Avram pointed out that Chevron is not directly responsible for the larger set of donations tallied by that showed a 7-to-1 Republican-to-Democrat ratio in Chevron-related campaign donations in the 2012 cycle. Those figures include donations by Chevron's employee PAC and by individuals associated with the company -- neither of which the company directly controls.

The direct corporate donations that Chevron disclosed for 2011, in fact, only favored Republicans by a less than 2-to-1 ratio. Chevron reported 179 Republican donations totaling $517,500, including $150,000 to the California Republican Party and $150,000 to the Republican Governors Association -- but also 107 Democratic donations totaling $293,150, including $100,000 to California Democratic Party and $50,000 to the Democratic Governors Association.

Over the long term, there's been a notable shift across many big-business sectors. Contribution filing records show industries that had either leaned Democratic or split their contributions fairly evenly started giving much more to Republicans after the 1994 elections, when the GOP seized control of Congress for the first time in 40 years.

"A lot of the entrenched interests give to who's in power," said Bill Allison, editorial director of the Sunlight Foundation, which tracks campaign spending. "If you wanted to get something done in Washington [from 1995 until 2007], you really had to go to Republicans," Allison said.

And filings show that in many sectors, including telecom, agribusiness, real estate, and insurance, that has largely remained the case since then, despite the political gains and losses by Democrats in the interim.

That may be due to the concerted effort by Republican leaders to turn the lobbyist and corporate community into an ideologically dependable source of political support and campaign contributions after the GOP came to power in the '90s -- what the famous "K Street Project" was all about.

But many industries had also been in the habit of giving to both parties for pragmatic reasons. The extraordinary profusion of earmarks meant money flowed to incumbent Democrats and Republicans alike, as long as they delivered.

With fewer earmarks these days, that equation has changed.

And then there's the matter of congressional gridlock. "One of the things that's going on is that right now nobody's in power," said Allison, of the Sunlight Foundation.

"Very little is getting done in Washington. Just about every bill is a nonstarter," he said. So, with action stalled, major industries are "giving more toward people they think can help them in the future than can help them right now."

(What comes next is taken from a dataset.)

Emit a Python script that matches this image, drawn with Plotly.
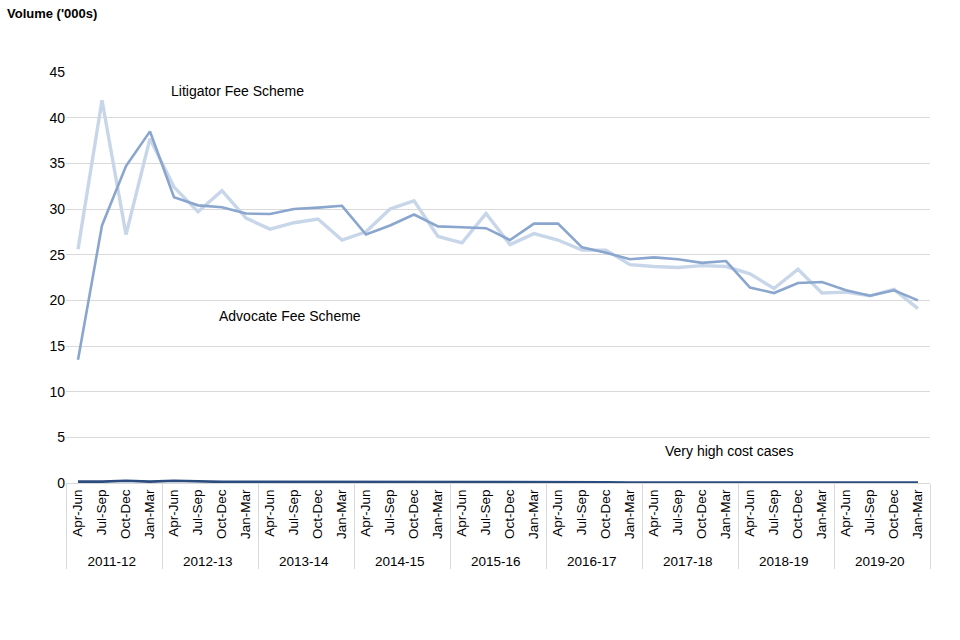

Observers note that the financial bond between the GOP and the energy and financial sectors has intensified as the Republican agenda has gotten more radically anti-government -- although as with all things related to campaign finance, it's hard to say which came first. The Republican Party's historical aversion to tax increases has also morphed into a constant demand for lower rates and a zero tolerance for any kind of hike, even as a small part of long-term deficit reduction.

An often-cited example of how loyal modern Republican elected officials are to the oil industry has been a consistent, nearly unanimous refusal to reduce the massive federal tax subsidies for an industry currently making windfall profits.

One sector that has only recently -- but decidedly -- turned its donations toward Republicans is the financial services industry. Overall, the giant finance, insurance and real estate sector used to divvy up its money pretty evenly. The split in the 2012 cycle so far has been 68-32, Republican-leaning. People associated with hedge funds in particular, who from 2000 to 2008 leaned overwhelmingly Democratic, are favoring Republicans, $4.1 million to $1.9 million.

Wall Street's motivation appears to be more personal than ideological, however, both an aversion to President Obama and a fondness for colleague Mitt Romney. As Public Citizen's Weissman said, "I still remain flabbergasted by their genuine horror at Obama given that they've been coddled, but it's there."